All (well, many, many, many) authors say this: Readings are pull-your-fingernails-out-with-pliers ordeals. I myself may have said this once or a thousand times.
We are supposed to sensitive introverts, we writers, reveling in the fact that our job involves sitting in a little room all by ourselves for hours on end. It’s our happy place. You know what’s not our happy place? Out There.
Out There, we can’t be our awkward, tongue-tied selves. We have to have actual conversations. Wear presentable clothes. We have to comb our hair, for God’s sake. Oh, the torture.
That’s true, a little bit. But you know what? A lot more, it’s crap.
That was brought home to me last night when, after many months without any public appearances (by the time my next book, Disgraced, comes out in March, it will have been two years between books), I was invited to give a reading in Seeley Lake, Montana. The town, about an hour north of my home, is famous mostly because A River Runs Through It author Norman Maclean’s family has a cabin there. There’s good writer karma in Seeley Lake.

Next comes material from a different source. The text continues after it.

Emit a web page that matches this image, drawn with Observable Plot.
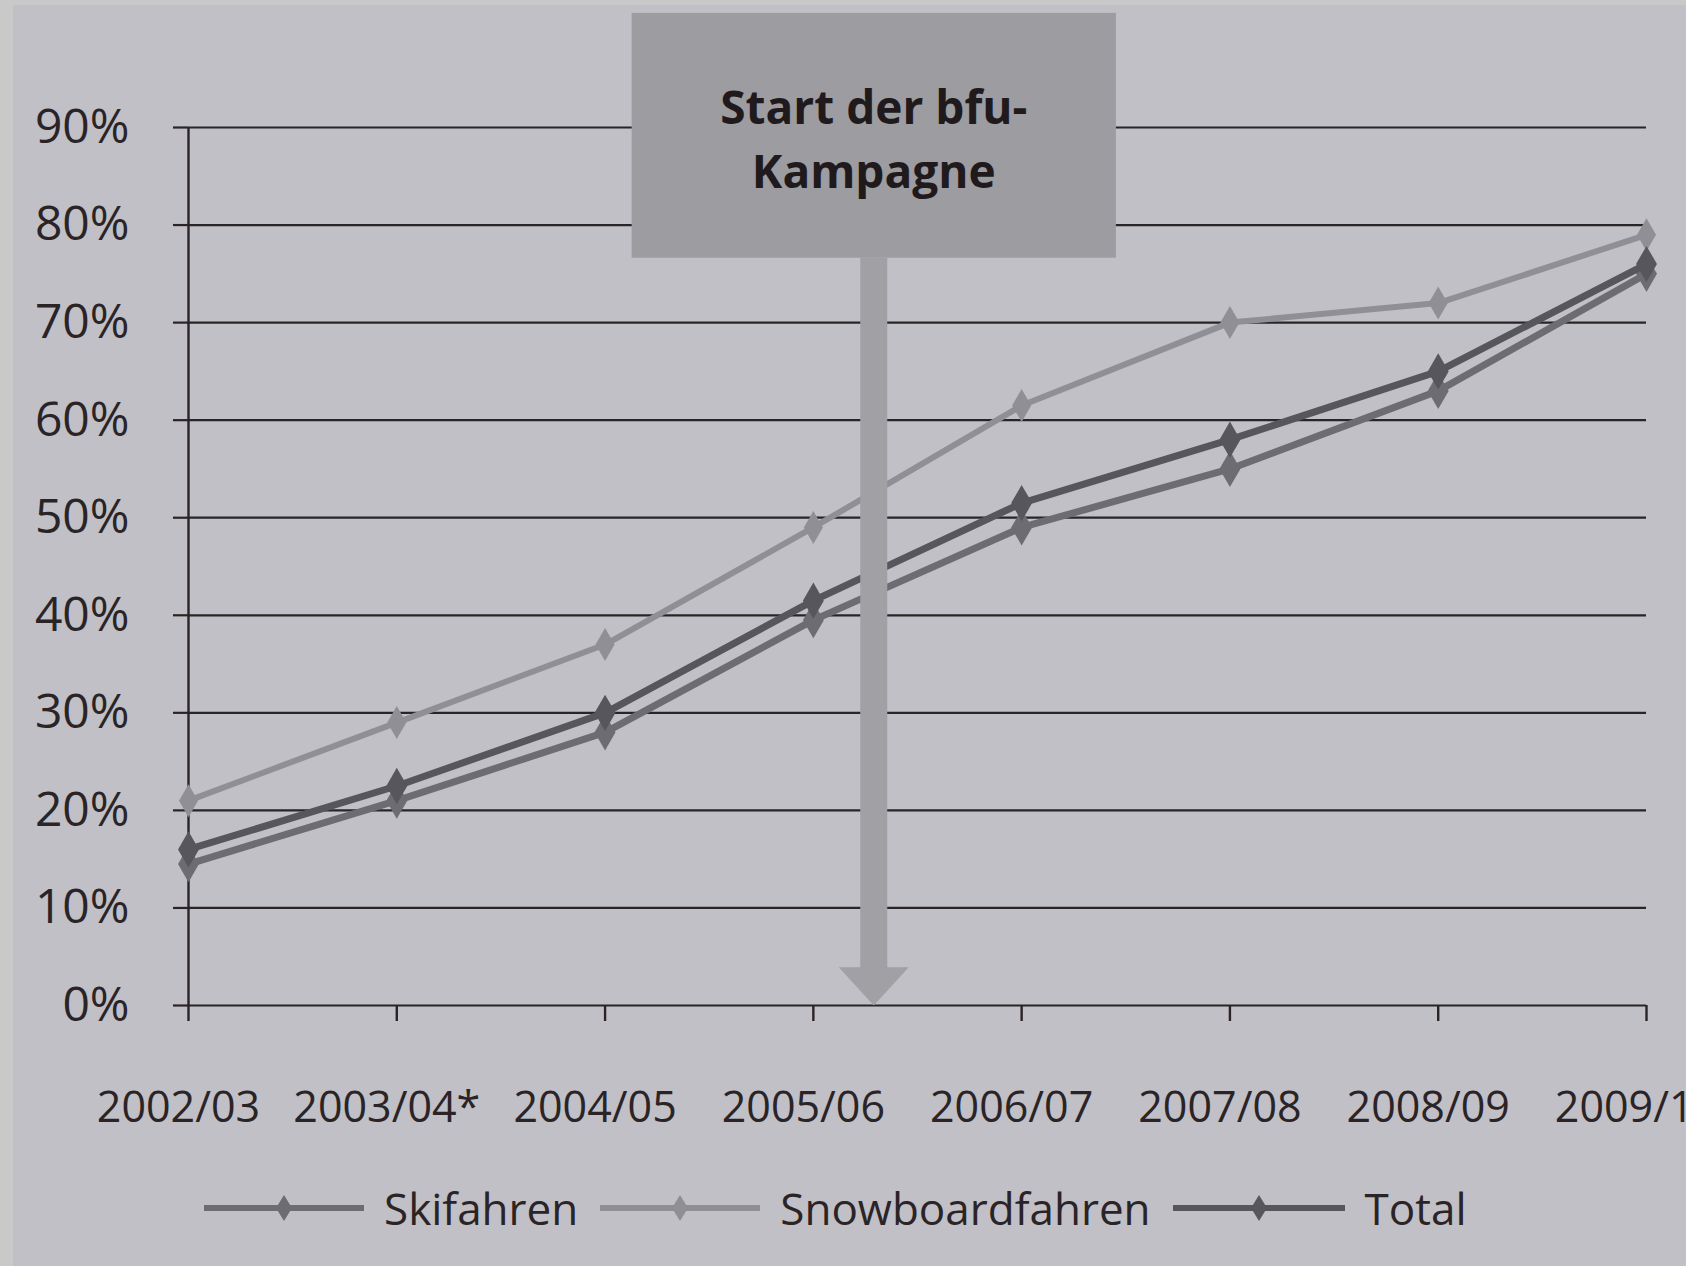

Just how good, I found out last night when – on a bluebird Saturday, when anyone with any sense would have been playing on the lake – people packed Grizzly Claw Trading Co. for the reading sponsored by Alpine Artisans Inc.
It wasn’t torture. It was terrific. We talked about books and writing, and ate homemade treats and drank wine. I got a ton of new recommendations for books to read. When I think back, that’s pretty much been my experience at every reading. Which underscores the following: It’s an unbelievable privilege to talk with folks who are part of a community of knowledgeable and enthusiastic readers.
So here’s my vow to stop whining about having to come out my cave and stand up in front of people and talk. Because it’s not a performance. It’s a conversation, and a wonderfully rich one at that. It was great to have last night’s reminder.